Sugar gained throughout last week and the previous four days following reports that demand for ethanol in Brazil rose, which made millers use 6% more cane for production of the biofuel, compared to last year’s 52%. On Tuesday, sugar prices hit $0.1748 a pound, the strongest level since May 13. Brazil accounts for 20% of global sugar production and 39% of global exports.

Meanwhile, Kingsman SA, a unit of McGraw-Hill Financial Inc.’s Platts, said for Bloomberg global sugar surplus might be 4% lower than previous estimates due to reduced output in Australia and Ukraine. “This reduced surplus is being portrayed by some as bullish but although it is a step in the right direction, a surplus is still a surplus. The past surpluses have not disappeared; the excess sugar is sitting in warehouses in China, India, Mexico and Argentina. Reductions in Ukraine and Australia have only been partially offset by increases in other producing areas estimates.” said Kingsman SA, increasing its forecast for sugar production in Belarus, South Africa and El Salvador. India may also produce more of the sweetener than forecast, up to 23-24 million tons for the 2013-2014 year from 22.3. Global sugar surplus is expected to be more than forecast in the 12 months ending in September and might total 11.87 million tons, above the previous 11.8 million tons estimate.

Coffee declines

Meanwhile, arabica coffee for September delivery crumbled to $1.1928 a pound at 14:06 GMT, marking a 2.25% daily loss. The C contract ranged between days high at $1.2268 and $1.1858 per pound respectively. Arabica has fallen throughout every week of June and is down 0.23% so far since Monday.

Elsewhere on the market, robusta coffee September futures marked a 0.80% daily loss, standing at $1 733 a ton at 14:05 GMT. Prices ranged between days high at $1 757 and $1 725 per ton respectively. Robusta, which is mainly grown in Vietnam, extended losses throughout June and is 0.52% lower so far this week.

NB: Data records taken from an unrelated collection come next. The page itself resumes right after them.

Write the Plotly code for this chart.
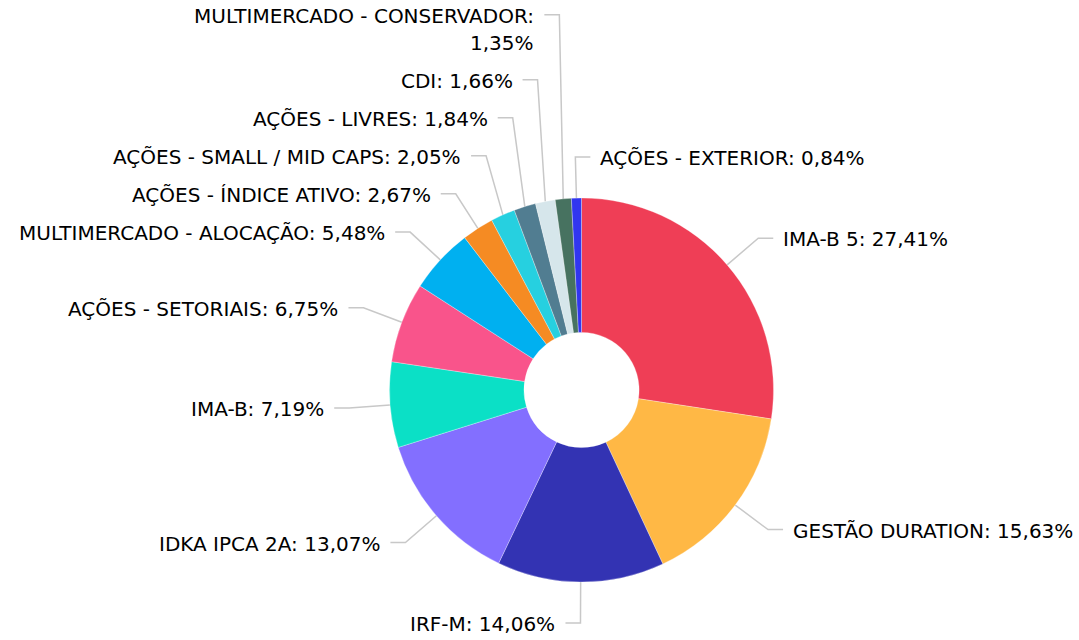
import math
import plotly.graph_objects as go

# ---- data ----
categories = [
    "IMA-B 5", "GESTÃO DURATION", "IRF-M", "IDKA IPCA 2A", "IMA-B",
    "AÇÕES - SETORIAIS", "MULTIMERCADO - ALOCAÇÃO", "AÇÕES - ÍNDICE ATIVO",
    "AÇÕES - SMALL / MID CAPS", "AÇÕES - LIVRES", "CDI",
    "MULTIMERCADO - CONSERVADOR", "AÇÕES - EXTERIOR",
]
values = [27.41, 15.63, 14.06, 13.07, 7.19, 6.75, 5.48, 2.67, 2.05, 1.84, 1.66, 1.35, 0.84]
colors = [
    "#EF3E56", "#FFB845", "#3333B3", "#836FFF", "#0BE0C6", "#F9548B",
    "#00B0F0", "#F58B23", "#26D0E0", "#517D91", "#D6E6EB", "#477260", "#3136F0",
]

# ---- layout parameters (pixels) ----
W, H = 1079, 640
CX, CY, R = 581.5, 390.0, 192.0
HOLE = 0.30
TICK_OUT = 41      # radial length of tick beyond the slice
SEG = 15           # horizontal tick segment
GAP = 8            # gap between tick and text
LINE_GAP = 38      # min vertical distance between labels
EXTRA_LINE = 27    # extra per wrapped line
FONT = dict(family="DejaVu Sans", size=20, color="#000000")


def fmt(v):
    return f"{v:.2f}".replace(".", ",") + "%"


def label_lines(name, v):
    if len(name) > 25:
        return [name + ":", fmt(v)]
    return [f"{name}: {fmt(v)}"]


total = sum(values)
items = []
cum = 0.0
for name, v in zip(categories, values):
    mid = (cum + v / 2) / total * 360.0
    cum += v
    t = math.radians(mid)
    ex, ey = CX + R * math.sin(t), CY - R * math.cos(t)
    kx, ky = CX + (R + TICK_OUT) * math.sin(t), CY - (R + TICK_OUT) * math.cos(t)
    right = ((mid + 2) % 360) < 180
    items.append(dict(ex=ex, ey=ey, kx=kx, ky=ky, right=right,
                      lines=label_lines(name, v)))

# resolve overlaps
left = sorted([it for it in items if not it["right"]], key=lambda d: -d["ky"])
prev = None
for it in left:
    if prev is not None:
        it["ky"] = min(it["ky"], prev["ky"] - LINE_GAP - EXTRA_LINE * (len(it["lines"]) - 1))
    prev = it
rightside = sorted([it for it in items if it["right"]], key=lambda d: d["ky"])
prev = None
for it in rightside:
    if prev is not None:
        it["ky"] = max(it["ky"], prev["ky"] + LINE_GAP + EXTRA_LINE * (len(prev["lines"]) - 1))
    prev = it

lx, ly = [], []
annotations = []
for it in items:
    sgn = 1 if it["right"] else -1
    hx = it["kx"] + sgn * SEG
    lx += [it["ex"], it["kx"], hx, None]
    ly += [it["ey"], it["ky"], it["ky"], None]
    tx = hx + sgn * GAP
    for k, line in enumerate(it["lines"]):
        annotations.append(dict(
            x=tx, y=it["ky"] + 1 + k * EXTRA_LINE, xref="x", yref="y",
            text=line, showarrow=False, font=FONT,
            xanchor="left" if it["right"] else "right", yanchor="middle",
        ))

fig = go.Figure()
fig.add_trace(go.Scatter(
    x=lx, y=ly, mode="lines", line=dict(color="#C8C8C8", width=1.5),
    hoverinfo="skip", showlegend=False,
))
fig.add_trace(go.Pie(
    labels=categories, values=values, sort=False, direction="clockwise",
    rotation=0, hole=HOLE, textinfo="none",
    marker=dict(colors=colors, line=dict(color="#FFFFFF", width=0.3)),
    domain=dict(x=[(CX - R) / W, (CX + R) / W],
                y=[(H - CY - R) / H, (H - CY + R) / H]),
    showlegend=False,
))
fig.update_layout(
    width=W, height=H, margin=dict(l=0, r=0, t=0, b=0),
    paper_bgcolor="white", plot_bgcolor="rgba(0,0,0,0)",
    xaxis=dict(range=[0, W], visible=False, domain=[0, 1], fixedrange=True),
    yaxis=dict(range=[H, 0], visible=False, domain=[0, 1], fixedrange=True),
    annotations=annotations, showlegend=False,
)
fig.write_html(
    "out.html",
    config={"displayModeBar": False},
    post_script="document.body.style.margin='0';document.body.style.overflow='hidden';",
)
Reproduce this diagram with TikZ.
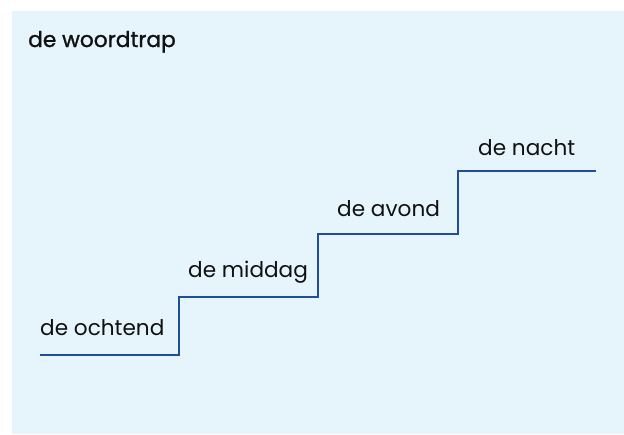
\documentclass[tikz,border=0pt]{standalone}
\usepackage{fontspec}
\setmainfont{Poppins}
\newfontfamily\titlefont[FakeBold=1.2]{Poppins}
\definecolor{bgblue}{HTML}{E6F4FC}
\definecolor{stairblue}{HTML}{1F4E9C}
\definecolor{txt}{HTML}{111111}
\begin{document}
\begin{tikzpicture}[x=1pt,y=-1pt,
  lbl/.style={anchor=base west,inner sep=0pt,text=txt,font=\fontsize{21.6}{24}\selectfont},
  ttl/.style={anchor=base west,inner sep=0pt,text=txt,font=\titlefont\fontsize{21.7}{24}\selectfont},
  stair/.style={draw=stairblue,line width=2.4pt,line join=miter}]
\useasboundingbox (0,0) rectangle (624,434);
\fill[bgblue] (12,11) rectangle (624,434);
\node[ttl] (title) at (28,47) {de woordtrap};
\coordinate (s0) at (40,355);
\coordinate (s1) at (179,355);
\coordinate (s2) at (179,297);
\coordinate (s3) at (318,297);
\coordinate (s4) at (318,234);
\coordinate (s5) at (458,234);
\coordinate (s6) at (458,171);
\coordinate (s7) at (596,171);
\draw[stair] (s0) -- (s1) -- (s2) -- (s3) -- (s4) -- (s5) -- (s6) -- (s7);
\node[lbl] (ochtend) at (40,335) {de ochtend};
\node[lbl] (middag) at (188,277) {de middag};
\node[lbl] (avond) at (337,216) {de avond};
\node[lbl] (nacht) at (478,155) {de nacht};
\end{tikzpicture}
\end{document}
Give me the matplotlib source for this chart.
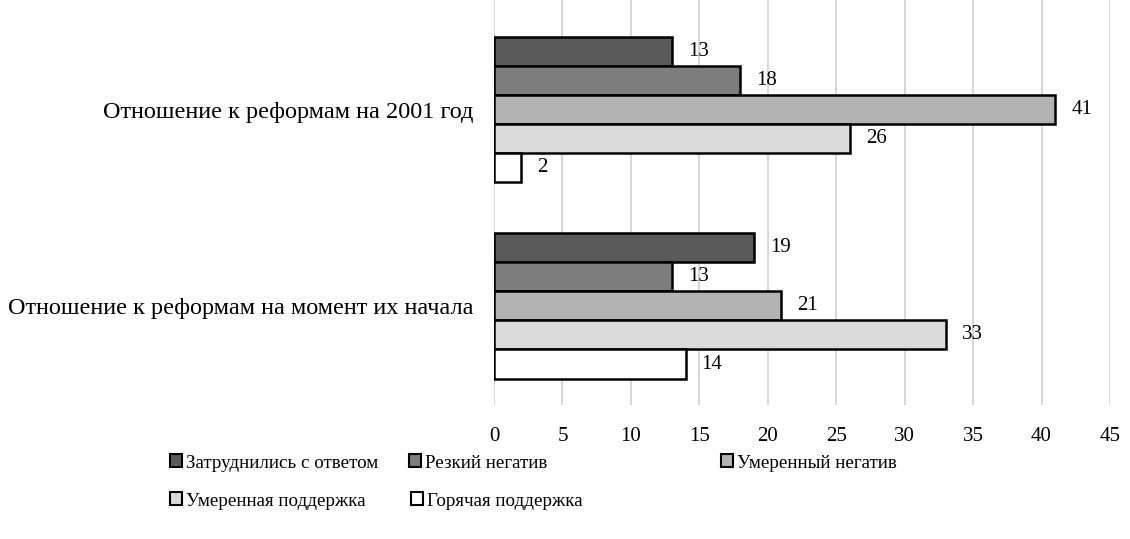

Arabica coffee prices fell to a three-year low of $1.1717 a pound on June 20 amid concerns over ample global supplies. Both coffee sorts were under pressure recently as favorable weather conditions boosted prospects for crop development in the world’s top two producers and exporters of the two sorts – Brazil and Vietnam. According to the International Coffee Organisation, the 2012-2013 arabica production in most countries will jump 5.7%, and robusta output will rise by 8.8%.

Cotton gains

Meanwhile, cotton December futures gained on the day. The fiber traded at $0.8438 a pound at 13:57 GMT, up 0.60% on the day. Prices varied between high and low of $0.8463 and $0.8394 respectively. Cotton tumbled 6.22% last week as the stronger dollar pushed all dollar-priced commodities down and is near the even point for this week, marking a minor 0.28% decline so far. The fiber fell to a three-week low of $0.8305 a pound on Tuesday. It has recently been pressured down as concern over slowdown in demand arose from the world’s biggest consumer, China. The Asian country received a yet another downward revision of its GDP forecast by Goldman Sachs. Chinas Purchasing Managers Index is due at Monday and according to a Reuters survey it will drop to 50, compared to Mays 50.8 final reading.

In its weekly crop progress report, the U.S. Department of Agriculture said that overall last year’s crop was of better quality, compared to the current one. As of June 23, 19% of the cotton was categorized as “Very poor” and “Poor”, 34% was “Fair” and 43% was of “Good” and “Excellent” quality. Last year 16% of the crop fell in the “Very poor” and “Poor” categories, 34% in “Fair” and the remaining 50% was categorized as “Good” and “Excellent”. Investors are now looking ahead at the U.S. Department of Agriculture’s will planting and stockpiles reports, scheduled for publishing on June 28.

Elsewhere on the market, cocoa July futures stood at $1 429 a ton, down 0.21% on the day. Prices ranged between days high and low of $1 444 and $1 427 a ton respectively. Cocoa settled 3.01% lower last week and lost 6.39% the prior week. However, it is currently headed for a weekly gain, marking a 0.56% advance so far.